Jan 4, 2018
Leading Colorado Cannabis Attorney and Advocate Issue Statements Regarding Rescinding of Federal Marijuana Enforcement Guidance
Attorney General Jeff Sessions released a memo to U.S. attorneys today announcing he has rescinded all previously issued Justice Department guidance concerning marijuana policy. Previous guidance includes:
- The October 2009 memo from Deputy Attorney General David W. Ogden to U.S. attorneys regarding "Investigations and Prosecutions in States Authorizing the Medical Use of Marijuana;"
- The June 2011 memo from Deputy Attorney General James M. Cole to U.S. attorneys providing "Guidance Regarding the Ogden Memo in Jurisdictions Seeking to Authorize Marijuana for Medical Use;"
- The August 2013 memo from Cole to U.S. attorneys providing "Guidance Regarding Marijuana Enforcement;"

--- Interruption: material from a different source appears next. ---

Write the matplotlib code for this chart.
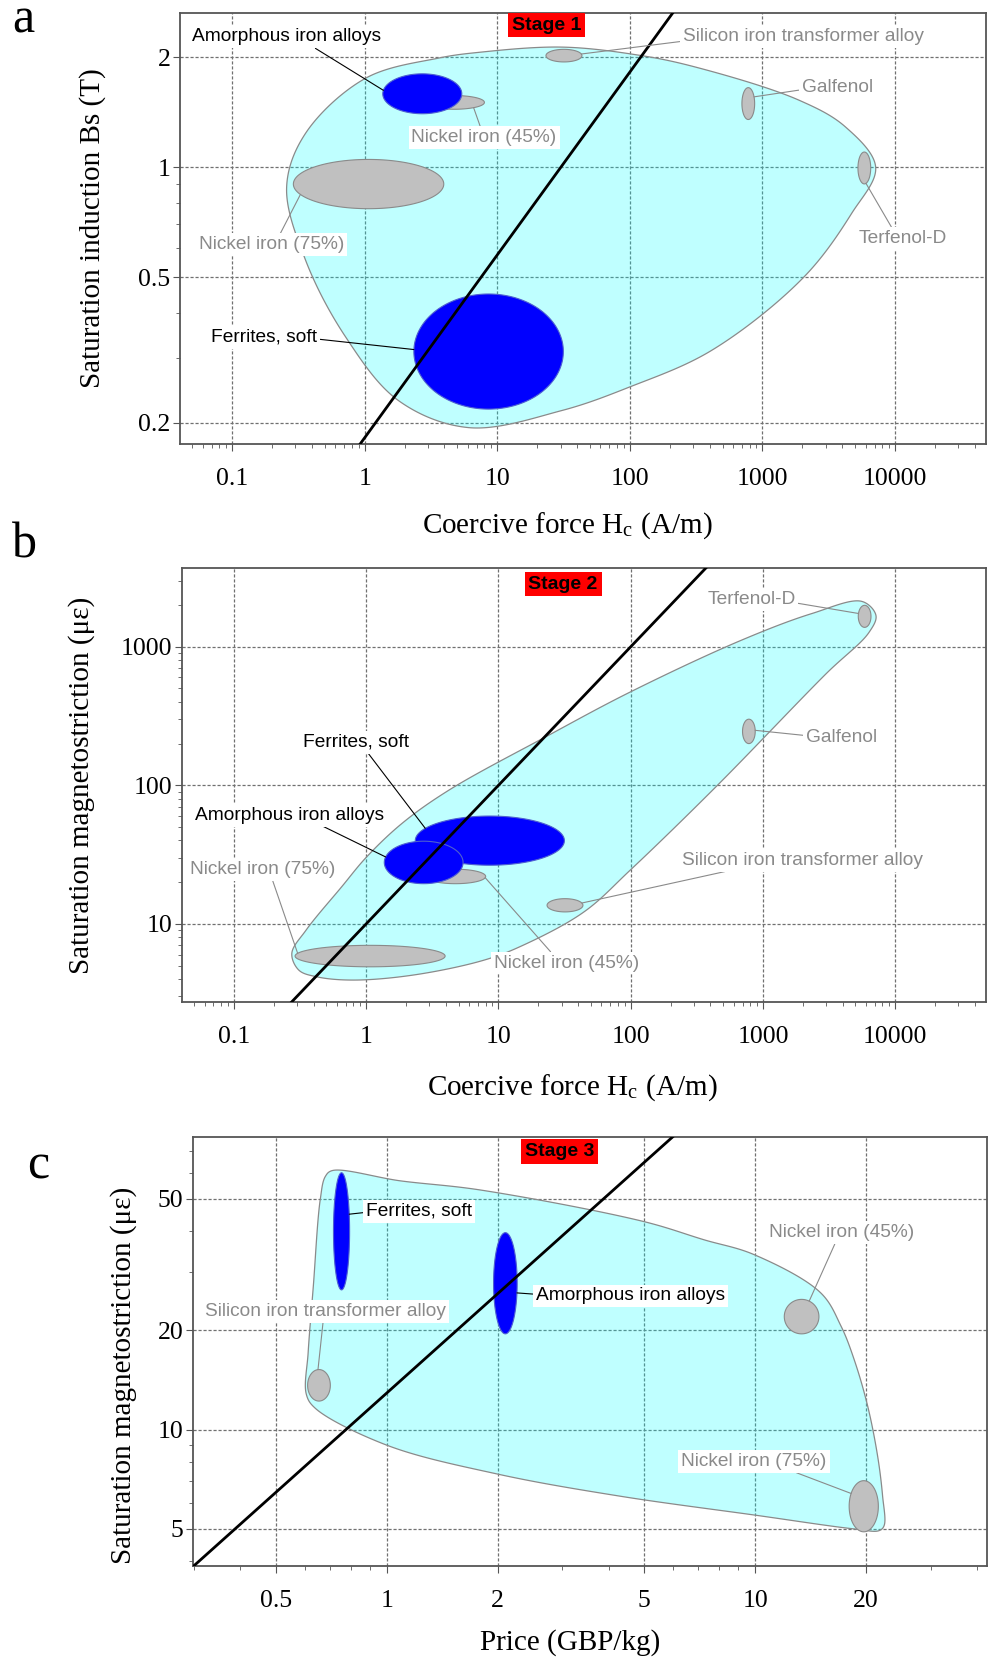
import matplotlib.pyplot as plt
import numpy as np
from matplotlib.ticker import FixedLocator, LogLocator, FuncFormatter, NullFormatter

plt.rcParams['font.family'] = ['Liberation Serif', 'DejaVu Serif']
plt.rcParams['mathtext.fontset'] = 'stix'

SANS = ['Liberation Sans', 'DejaVu Sans']

# property ranges (low, high) for every material
materials = ['Amorphous iron alloys', 'Ferrites, soft', 'Nickel iron (45%)',
             'Nickel iron (75%)', 'Silicon iron transformer alloy',
             'Galfenol', 'Terfenol-D']
highlighted = ['Amorphous iron alloys', 'Ferrites, soft']

coercive_lo = [1.37, 2.35, 2.8, 0.29, 23.3, 700, 5250]
coercive_hi = [5.4, 31.5, 8.0, 3.95, 43.5, 873, 6550]
induction_lo = [1.40, 0.218, 1.44, 0.77, 1.94, 1.35, 0.90]
induction_hi = [1.80, 0.45, 1.57, 1.05, 2.10, 1.65, 1.10]
magneto_lo = [19.5, 26.5, 19.5, 4.9, 12.2, 200, 1380]
magneto_hi = [39.5, 60.0, 24.8, 7.0, 15.2, 300, 1990]
price_lo = [1.95, 0.717, 12.0, 18.0, 0.61, np.nan, np.nan]
price_hi = [2.26, 0.793, 14.9, 21.6, 0.703, np.nan, np.nan]

# selection lines, y = coef * x**slope
line_a = (0.182, 0.5)
line_b = (10.0, 1.0)
line_c = (12.9, 1.0)

# envelope outlines around each family of bubbles
env_a_x = [30.6, 116, 313, 1876, 4240, 7140, 4710, 2045, 414, 98, 30.6, 6.1,
           1.8, 0.72, 0.359, 0.258, 0.359, 1.02, 3.6, 7.2]
env_a_y = [2.13, 2.025, 1.878, 1.526, 1.287, 1.0, 0.748, 0.50, 0.3156, 0.25,
           0.216, 0.194, 0.230, 0.343, 0.556, 0.882, 1.239, 1.752, 1.987, 2.06]

env_b_x = [0.274, 0.351, 0.652, 1.007, 1.87, 4.2, 23.8, 99, 678, 2350,
           5600, 7140, 6320, 2997, 439, 99, 44.3, 15.4, 7.76, 2.26, 0.784,
           0.423, 0.31]
env_b_y = [6.12, 9.01, 18.5, 30.4, 53.2, 92, 229, 471, 1109, 1738,
           2123, 1683, 1267, 638, 97.2, 24.4, 12.2, 7.02, 5.47, 4.27, 3.93,
           4.15, 4.63]

env_c_x = [0.711, 1.09, 1.796, 4.98, 7.26, 9.93, 15.07, 17.1, 18.57,
           20.2, 21.5, 22.18, 22.4, 21.7, 18.57, 9.93, 4.31, 2.0, 1.0,
           0.64, 0.605, 0.612, 0.632, 0.66, 0.681]
env_c_y = [60.9, 56.7, 53.2, 42.7, 37.6, 33.9, 25.95, 20.6, 16.3,
           11.8, 8.32, 6.30, 5.12, 4.94, 5.0, 5.51, 6.28, 7.33, 8.97,
           11.6, 12.8, 17.1, 27.1, 49.7, 58.4]

W, H = 990, 1657
fig = plt.figure(figsize=(W / 100, H / 100), dpi=100)


def add_box(left, top, right, bottom):
    return fig.add_axes([left / W, 1 - bottom / H, (right - left) / W, (bottom - top) / H])


def setup(ax, xlim, ylim, xmajor, ymajor):
    ax.set_xscale('log')
    ax.set_yscale('log')
    ax.set_xlim(*xlim)
    ax.set_ylim(*ylim)
    fmt = FuncFormatter(lambda v, _: f'{v:g}')
    for axis, major in ((ax.xaxis, xmajor), (ax.yaxis, ymajor)):
        axis.set_major_locator(FixedLocator(major))
        axis.set_minor_locator(LogLocator(subs=np.arange(2, 10), numticks=50))
        axis.set_major_formatter(fmt)
        axis.set_minor_formatter(NullFormatter())
    ax.set_axisbelow(True)
    ax.grid(True, which='major', color='#707070', linestyle=(0, (2.5, 1.5)), linewidth=0.9)
    ax.tick_params(which='both', direction='out', color='#555555', labelsize=18.5)
    ax.tick_params(which='major', length=5)
    ax.tick_params(which='minor', length=3)
    ax.tick_params(axis='x', pad=12)
    ax.tick_params(axis='y', pad=2)
    for s in ax.spines.values():
        s.set_color('#555555')
        s.set_linewidth(1.3)


def bubble_xy(x0, x1, y0, y1, t):
    lx = np.log10([x0, x1])
    ly = np.log10([y0, y1])
    return (10 ** (lx.mean() + (lx[1] - lx[0]) / 2 * np.cos(t)),
            10 ** (ly.mean() + (ly[1] - ly[0]) / 2 * np.sin(t)))


def closed_spline(P, n=40, alpha=0.5):
    # centripetal Catmull-Rom through the outline points
    P = np.asarray(P, dtype=float)
    m = len(P)
    out = []
    for i in range(m):
        p0, p1, p2, p3 = P[i - 1], P[i], P[(i + 1) % m], P[(i + 2) % m]
        t0 = 0.0
        t1 = t0 + np.linalg.norm(p1 - p0) ** alpha
        t2 = t1 + np.linalg.norm(p2 - p1) ** alpha
        t3 = t2 + np.linalg.norm(p3 - p2) ** alpha
        t = np.linspace(t1, t2, n, endpoint=False)[:, None]
        a1 = (t1 - t) / (t1 - t0) * p0 + (t - t0) / (t1 - t0) * p1
        a2 = (t2 - t) / (t2 - t1) * p1 + (t - t1) / (t2 - t1) * p2
        a3 = (t3 - t) / (t3 - t2) * p2 + (t - t2) / (t3 - t2) * p3
        b1 = (t2 - t) / (t2 - t0) * a1 + (t - t0) / (t2 - t0) * a2
        b2 = (t3 - t) / (t3 - t1) * a2 + (t - t1) / (t3 - t1) * a3
        out.append((t2 - t) / (t2 - t1) * b1 + (t - t1) / (t2 - t1) * b2)
    return np.vstack(out)


def envelope(ax, ex, ey):
    disp = ax.transData.transform(np.column_stack([ex, ey]))
    curve = ax.transData.inverted().transform(closed_spline(disp))
    ax.fill(curve[:, 0], curve[:, 1], color=(0, 1, 1), alpha=0.25, lw=0, zorder=1)
    ax.fill(curve[:, 0], curve[:, 1], fc='none', ec='#8a8a8a', lw=0.9, zorder=1.1)


def panel(ax, xlo, xhi, ylo, yhi, env_x, env_y, line, labels, stage, stage_pos):
    envelope(ax, env_x, env_y)
    t = np.linspace(0, 2 * np.pi, 200)
    order = [i for i, m in enumerate(materials) if m not in highlighted] + \
            [materials.index('Ferrites, soft'), materials.index('Amorphous iron alloys')]
    for i in order:
        if np.isnan(xlo[i]):
            continue
        bx, by = bubble_xy(xlo[i], xhi[i], ylo[i], yhi[i], t)
        if materials[i] in highlighted:
            ax.fill(bx, by, fc='#0000ff', ec='#4f5fd0', lw=0.8, zorder=3)
        else:
            ax.fill(bx, by, fc='#c0c0c0', ec='#8a8a8a', lw=0.8, zorder=3)

    xl = np.array(ax.get_xlim())
    coef, slope = line
    ax.plot(xl, coef * xl ** slope, color='black', lw=2.0, zorder=4)
    ax.set_xlim(*xl)

    for name, tx, ty, ha, rel, ang in labels:
        i = materials.index(name)
        color = 'black' if name in highlighted else '#8a8a8a'
        px, py = bubble_xy(xlo[i], xhi[i], ylo[i], yhi[i], np.deg2rad(ang))
        ax.annotate(name, xy=(px, py), xytext=(tx, ty), ha=ha, va='center',
                    fontsize=13.8, family=SANS, color=color, zorder=6,
                    bbox=dict(boxstyle='square,pad=0.15', fc='white', ec='none'),
                    arrowprops=dict(arrowstyle='-', color=color, lw=0.8,
                                    relpos=rel, shrinkA=0, shrinkB=0))

    ax.text(*stage_pos, stage, transform=ax.transAxes, ha='center', va='center',
            fontsize=14, fontweight='bold', family=SANS, zorder=7,
            bbox=dict(boxstyle='square,pad=0.2', fc='#ff0000', ec='none'))


hc_ticks = [0.1, 1, 10, 100, 1000, 10000]
hc_label = 'Coercive force H$_\\mathregular{c}$ (A/m)'
ms_label = 'Saturation magnetostriction (\u03bc\u03b5)'

# a: saturation induction vs coercive force
ax_a = add_box(180, 13, 986, 444)
setup(ax_a, (0.0405, 48500), (0.175, 2.64), hc_ticks, [0.2, 0.5, 1, 2])
labels_a = [
    ('Amorphous iron alloys', 0.256, 2.27, 'center', (0.63, 0), 170),
    ('Nickel iron (45%)', 7.96, 1.204, 'center', (0.48, 1), -50),
    ('Nickel iron (75%)', 0.199, 0.614, 'center', (0.55, 1), 205),
    ('Silicon iron transformer alloy', 250, 2.27, 'left', (0, 0.25), 15),
    ('Galfenol', 1976, 1.655, 'left', (0, 0.35), 25),
    ('Terfenol-D', 5310, 0.639, 'left', (0.39, 1), -75),
    ('Ferrites, soft', 0.175, 0.3425, 'center', (1, 0.4), 178),
]
panel(ax_a, coercive_lo, coercive_hi, induction_lo, induction_hi,
      env_a_x, env_a_y, line_a, labels_a, 'Stage 1', (0.455, 0.972))
ax_a.set_xlabel(hc_label, fontsize=21, va='top')
ax_a.xaxis.set_label_coords(0.480, -0.153)
ax_a.set_ylabel('Saturation induction Bs (T)', fontsize=21)
ax_a.yaxis.set_label_coords(-0.092, 0.5)

# b: magnetostriction vs coercive force
ax_b = add_box(182, 568, 986, 1002)
setup(ax_b, (0.0405, 48500), (2.73, 3700), hc_ticks, [10, 100, 1000])
labels_b = [
    ('Ferrites, soft', 0.834, 204, 'center', (0.6, 0), 150),
    ('Amorphous iron alloys', 0.2626, 60.8, 'center', (0.65, 0), 165),
    ('Nickel iron (75%)', 0.1657, 24.8, 'center', (0.56, 0), 165),
    ('Nickel iron (45%)', 32.5, 5.21, 'center', (0.41, 1), -10),
    ('Silicon iron transformer alloy', 246, 28.8, 'left', (0.23, 0), 20),
    ('Terfenol-D', 815, 2193, 'center', (1, 0.3), 165),
    ('Galfenol', 2118, 222, 'left', (0, 0.6), 5),
]
panel(ax_b, coercive_lo, coercive_hi, magneto_lo, magneto_hi,
      env_b_x, env_b_y, line_b, labels_b, 'Stage 2', (0.474, 0.963))
ax_b.set_xlabel(hc_label, fontsize=21, va='top')
ax_b.xaxis.set_label_coords(0.485, -0.161)
ax_b.set_ylabel(ms_label, fontsize=21)
ax_b.yaxis.set_label_coords(-0.108, 0.5)

# c: magnetostriction vs price
ax_c = add_box(193, 1137, 987, 1566)
setup(ax_c, (0.298, 42.6), (3.86, 77), [0.5, 1, 2, 5, 10, 20], [5, 10, 20, 50])
labels_c = [
    ('Ferrites, soft', 1.226, 45.8, 'center', (0, 0.45), 17),
    ('Silicon iron transformer alloy', 0.683, 22.8, 'center', (0.49, 0), 95),
    ('Amorphous iron alloys', 4.58, 25.4, 'center', (0, 0.6), -11),
    ('Nickel iron (45%)', 17.2, 39.5, 'center', (0.46, 0), 64),
    ('Nickel iron (75%)', 9.93, 8.01, 'center', (0.74, 0), 150),
]
panel(ax_c, price_lo, price_hi, magneto_lo, magneto_hi,
      env_c_x, env_c_y, line_c, labels_c, 'Stage 3', (0.4615, 0.967))
ax_c.set_xlabel('Price (GBP/kg)', fontsize=21, va='top')
ax_c.xaxis.set_label_coords(0.475, -0.148)
ax_c.set_ylabel(ms_label, fontsize=21)
ax_c.yaxis.set_label_coords(-0.071, 0.4435)

for letter, x, y in (('a', 23, 20), ('b', 24, 545), ('c', 38, 1166)):
    fig.text(x / W, 1 - y / H, letter, fontsize=36, ha='center', va='center')

fig.savefig('out.png', dpi=100)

- The February 2014 memo from Cole to U.S. attorneys providing "Guidance Regarding Marijuana Related Financial Crimes;" and
- The October 2014 policy statement from Monty Wilkinson, director of the Executive Office for U.S. Attorneys, regarding "Marijuana Issues in Indian Country."
Statement from Brian Vicente, co-author of the Colorado legalization initiative, Amendment 64, and founding partner of Vicente Sederberg LLC, a preeminent national cannabis law firm representing cannabis businesses around the nation:
"Since August 2013, the 'Cole Memo' has served as guidance to prosecutors regarding prioritization and prosecutorial discretion with respect to federal marijuana law enforcement. It was not a law or binding policy and, as it explicitly stated, it never altered the Justice Department's authority to enforce federal marijuana laws. The rescinding of the Cole Memo does not indicate any specific changes in enforcement policy, and it remains to be seen whether it will have any significant impact on the Department's actions. U.S. attorneys had vast prosecutorial discretion before and they will continue to have the same level of discretion.
"We hope federal prosecutors will share the position that President Trump expressed during his campaign, when he stated that marijuana policy should 'absolutely' be left to the states. We also strongly encourage them to take into account the strong public support for letting states develop their own marijuana laws. Polls show nearly two-thirds of American voters — including a majority of Republicans — think marijuana should be legal for adult use. Even more have expressed opposition to the federal government interfering in state's marijuana policy decisions.
Statement from Mason Tvert, who co-directed the Amendment 64 campaign and now serves as vice president of communications for VS Strategies, a consulting firm dedicated to advancing the cannabis industry in a dynamic and responsible manner:
"The regulated marijuana market is steadily replacing the criminal market while also creating tens of thousands of jobs and pumping hundreds of millions of dollars of tax revenue into state economies. It would be incredibly counterproductive for the federal government to roll back this progress and hand the marijuana industry back over to cartels and criminals. States like Colorado and Washington have demonstrated that regulating marijuana works. Officials in these states are doing more than ever before to control marijuana, and it would behoove federal authorities to work with them and not against them."